§ Source excerpt
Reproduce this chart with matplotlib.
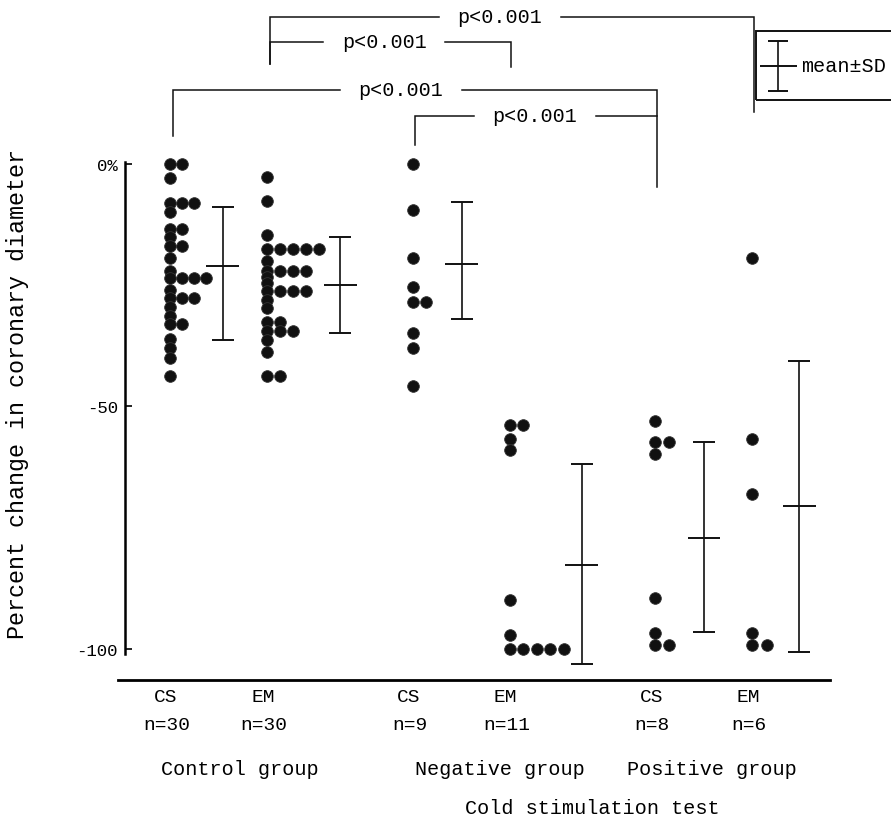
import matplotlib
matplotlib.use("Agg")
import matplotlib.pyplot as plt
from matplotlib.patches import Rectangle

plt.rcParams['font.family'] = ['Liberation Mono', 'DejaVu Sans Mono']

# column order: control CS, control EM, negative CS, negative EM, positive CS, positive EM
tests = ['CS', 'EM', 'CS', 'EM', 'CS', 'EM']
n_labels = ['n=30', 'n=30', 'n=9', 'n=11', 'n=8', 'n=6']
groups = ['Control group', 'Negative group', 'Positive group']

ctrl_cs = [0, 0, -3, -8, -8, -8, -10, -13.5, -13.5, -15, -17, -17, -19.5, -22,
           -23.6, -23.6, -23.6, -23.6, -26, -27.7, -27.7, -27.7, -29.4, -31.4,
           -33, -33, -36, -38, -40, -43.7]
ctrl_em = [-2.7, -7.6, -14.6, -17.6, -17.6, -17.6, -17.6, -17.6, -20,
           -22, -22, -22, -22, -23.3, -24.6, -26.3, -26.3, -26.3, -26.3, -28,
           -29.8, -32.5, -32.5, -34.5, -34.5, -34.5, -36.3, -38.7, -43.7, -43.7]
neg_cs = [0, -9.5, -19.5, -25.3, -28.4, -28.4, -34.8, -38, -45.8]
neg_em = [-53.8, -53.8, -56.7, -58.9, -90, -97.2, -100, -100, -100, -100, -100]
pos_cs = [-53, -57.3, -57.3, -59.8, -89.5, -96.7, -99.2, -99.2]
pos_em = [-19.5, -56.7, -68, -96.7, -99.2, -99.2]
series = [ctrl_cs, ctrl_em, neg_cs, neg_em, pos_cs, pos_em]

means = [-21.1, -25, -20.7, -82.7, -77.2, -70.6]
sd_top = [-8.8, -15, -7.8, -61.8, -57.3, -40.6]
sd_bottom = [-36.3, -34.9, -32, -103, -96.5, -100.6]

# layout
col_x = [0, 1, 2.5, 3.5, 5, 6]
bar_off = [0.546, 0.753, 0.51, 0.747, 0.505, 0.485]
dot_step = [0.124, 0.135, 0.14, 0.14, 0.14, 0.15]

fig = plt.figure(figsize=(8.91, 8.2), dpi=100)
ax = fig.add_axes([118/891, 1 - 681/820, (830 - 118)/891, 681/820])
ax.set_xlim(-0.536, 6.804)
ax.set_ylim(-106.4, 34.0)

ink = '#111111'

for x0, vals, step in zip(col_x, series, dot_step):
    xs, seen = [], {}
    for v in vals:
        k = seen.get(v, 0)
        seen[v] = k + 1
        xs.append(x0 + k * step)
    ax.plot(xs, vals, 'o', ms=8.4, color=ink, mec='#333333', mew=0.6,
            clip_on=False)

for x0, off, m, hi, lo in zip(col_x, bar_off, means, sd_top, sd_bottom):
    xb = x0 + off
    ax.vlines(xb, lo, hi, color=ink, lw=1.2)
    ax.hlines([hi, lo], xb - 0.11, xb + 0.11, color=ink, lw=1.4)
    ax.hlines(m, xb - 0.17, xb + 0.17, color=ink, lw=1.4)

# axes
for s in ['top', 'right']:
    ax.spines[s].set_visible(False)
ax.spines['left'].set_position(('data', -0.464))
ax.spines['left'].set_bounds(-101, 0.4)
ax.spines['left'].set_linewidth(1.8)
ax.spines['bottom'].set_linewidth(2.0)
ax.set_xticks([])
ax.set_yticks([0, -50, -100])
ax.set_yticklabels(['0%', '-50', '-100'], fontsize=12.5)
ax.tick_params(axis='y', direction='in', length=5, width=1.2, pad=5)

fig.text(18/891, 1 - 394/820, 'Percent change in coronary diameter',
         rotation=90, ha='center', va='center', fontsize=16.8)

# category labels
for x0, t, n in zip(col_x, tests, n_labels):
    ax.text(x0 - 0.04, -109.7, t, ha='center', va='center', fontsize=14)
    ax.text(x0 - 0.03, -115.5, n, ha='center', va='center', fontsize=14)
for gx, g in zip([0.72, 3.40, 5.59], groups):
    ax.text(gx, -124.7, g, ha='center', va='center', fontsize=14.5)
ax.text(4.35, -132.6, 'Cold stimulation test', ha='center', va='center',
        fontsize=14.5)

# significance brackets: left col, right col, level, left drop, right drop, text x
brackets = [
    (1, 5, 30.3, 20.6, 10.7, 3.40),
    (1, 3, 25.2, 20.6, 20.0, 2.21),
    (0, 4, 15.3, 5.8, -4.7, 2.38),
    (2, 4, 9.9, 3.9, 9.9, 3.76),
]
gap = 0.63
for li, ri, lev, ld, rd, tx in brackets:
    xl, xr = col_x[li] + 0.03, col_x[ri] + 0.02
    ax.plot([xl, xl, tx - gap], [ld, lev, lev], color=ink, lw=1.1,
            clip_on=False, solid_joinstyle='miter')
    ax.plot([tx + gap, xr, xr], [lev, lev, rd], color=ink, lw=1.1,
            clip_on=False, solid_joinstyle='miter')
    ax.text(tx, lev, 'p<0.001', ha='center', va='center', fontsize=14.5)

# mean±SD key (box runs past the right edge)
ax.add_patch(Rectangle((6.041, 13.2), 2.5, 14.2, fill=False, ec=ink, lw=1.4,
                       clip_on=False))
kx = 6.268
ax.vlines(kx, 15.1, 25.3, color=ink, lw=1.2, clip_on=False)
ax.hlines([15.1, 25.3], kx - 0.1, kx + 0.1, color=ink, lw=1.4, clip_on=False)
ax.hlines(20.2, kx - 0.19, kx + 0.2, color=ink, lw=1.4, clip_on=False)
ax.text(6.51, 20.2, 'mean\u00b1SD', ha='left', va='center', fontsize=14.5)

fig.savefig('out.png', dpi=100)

§ Request
Repeat the material above verbatim, with no pictures in the output.

§ Reply
Reproduce this chart with matplotlib.
import matplotlib
matplotlib.use("Agg")
import matplotlib.pyplot as plt
from matplotlib.patches import Rectangle

plt.rcParams['font.family'] = ['Liberation Mono', 'DejaVu Sans Mono']

# column order: control CS, control EM, negative CS, negative EM, positive CS, positive EM
tests = ['CS', 'EM', 'CS', 'EM', 'CS', 'EM']
n_labels = ['n=30', 'n=30', 'n=9', 'n=11', 'n=8', 'n=6']
groups = ['Control group', 'Negative group', 'Positive group']

ctrl_cs = [0, 0, -3, -8, -8, -8, -10, -13.5, -13.5, -15, -17, -17, -19.5, -22,
           -23.6, -23.6, -23.6, -23.6, -26, -27.7, -27.7, -27.7, -29.4, -31.4,
           -33, -33, -36, -38, -40, -43.7]
ctrl_em = [-2.7, -7.6, -14.6, -17.6, -17.6, -17.6, -17.6, -17.6, -20,
           -22, -22, -22, -22, -23.3, -24.6, -26.3, -26.3, -26.3, -26.3, -28,
           -29.8, -32.5, -32.5, -34.5, -34.5, -34.5, -36.3, -38.7, -43.7, -43.7]
neg_cs = [0, -9.5, -19.5, -25.3, -28.4, -28.4, -34.8, -38, -45.8]
neg_em = [-53.8, -53.8, -56.7, -58.9, -90, -97.2, -100, -100, -100, -100, -100]
pos_cs = [-53, -57.3, -57.3, -59.8, -89.5, -96.7, -99.2, -99.2]
pos_em = [-19.5, -56.7, -68, -96.7, -99.2, -99.2]
series = [ctrl_cs, ctrl_em, neg_cs, neg_em, pos_cs, pos_em]

means = [-21.1, -25, -20.7, -82.7, -77.2, -70.6]
sd_top = [-8.8, -15, -7.8, -61.8, -57.3, -40.6]
sd_bottom = [-36.3, -34.9, -32, -103, -96.5, -100.6]

# layout
col_x = [0, 1, 2.5, 3.5, 5, 6]
bar_off = [0.546, 0.753, 0.51, 0.747, 0.505, 0.485]
dot_step = [0.124, 0.135, 0.14, 0.14, 0.14, 0.15]

fig = plt.figure(figsize=(8.91, 8.2), dpi=100)
ax = fig.add_axes([118/891, 1 - 681/820, (830 - 118)/891, 681/820])
ax.set_xlim(-0.536, 6.804)
ax.set_ylim(-106.4, 34.0)

ink = '#111111'

for x0, vals, step in zip(col_x, series, dot_step):
    xs, seen = [], {}
    for v in vals:
        k = seen.get(v, 0)
        seen[v] = k + 1
        xs.append(x0 + k * step)
    ax.plot(xs, vals, 'o', ms=8.4, color=ink, mec='#333333', mew=0.6,
            clip_on=False)

for x0, off, m, hi, lo in zip(col_x, bar_off, means, sd_top, sd_bottom):
    xb = x0 + off
    ax.vlines(xb, lo, hi, color=ink, lw=1.2)
    ax.hlines([hi, lo], xb - 0.11, xb + 0.11, color=ink, lw=1.4)
    ax.hlines(m, xb - 0.17, xb + 0.17, color=ink, lw=1.4)

# axes
for s in ['top', 'right']:
    ax.spines[s].set_visible(False)
ax.spines['left'].set_position(('data', -0.464))
ax.spines['left'].set_bounds(-101, 0.4)
ax.spines['left'].set_linewidth(1.8)
ax.spines['bottom'].set_linewidth(2.0)
ax.set_xticks([])
ax.set_yticks([0, -50, -100])
ax.set_yticklabels(['0%', '-50', '-100'], fontsize=12.5)
ax.tick_params(axis='y', direction='in', length=5, width=1.2, pad=5)

fig.text(18/891, 1 - 394/820, 'Percent change in coronary diameter',
         rotation=90, ha='center', va='center', fontsize=16.8)

# category labels
for x0, t, n in zip(col_x, tests, n_labels):
    ax.text(x0 - 0.04, -109.7, t, ha='center', va='center', fontsize=14)
    ax.text(x0 - 0.03, -115.5, n, ha='center', va='center', fontsize=14)
for gx, g in zip([0.72, 3.40, 5.59], groups):
    ax.text(gx, -124.7, g, ha='center', va='center', fontsize=14.5)
ax.text(4.35, -132.6, 'Cold stimulation test', ha='center', va='center',
        fontsize=14.5)

# significance brackets: left col, right col, level, left drop, right drop, text x
brackets = [
    (1, 5, 30.3, 20.6, 10.7, 3.40),
    (1, 3, 25.2, 20.6, 20.0, 2.21),
    (0, 4, 15.3, 5.8, -4.7, 2.38),
    (2, 4, 9.9, 3.9, 9.9, 3.76),
]
gap = 0.63
for li, ri, lev, ld, rd, tx in brackets:
    xl, xr = col_x[li] + 0.03, col_x[ri] + 0.02
    ax.plot([xl, xl, tx - gap], [ld, lev, lev], color=ink, lw=1.1,
            clip_on=False, solid_joinstyle='miter')
    ax.plot([tx + gap, xr, xr], [lev, lev, rd], color=ink, lw=1.1,
            clip_on=False, solid_joinstyle='miter')
    ax.text(tx, lev, 'p<0.001', ha='center', va='center', fontsize=14.5)

# mean±SD key (box runs past the right edge)
ax.add_patch(Rectangle((6.041, 13.2), 2.5, 14.2, fill=False, ec=ink, lw=1.4,
                       clip_on=False))
kx = 6.268
ax.vlines(kx, 15.1, 25.3, color=ink, lw=1.2, clip_on=False)
ax.hlines([15.1, 25.3], kx - 0.1, kx + 0.1, color=ink, lw=1.4, clip_on=False)
ax.hlines(20.2, kx - 0.19, kx + 0.2, color=ink, lw=1.4, clip_on=False)
ax.text(6.51, 20.2, 'mean\u00b1SD', ha='left', va='center', fontsize=14.5)

fig.savefig('out.png', dpi=100)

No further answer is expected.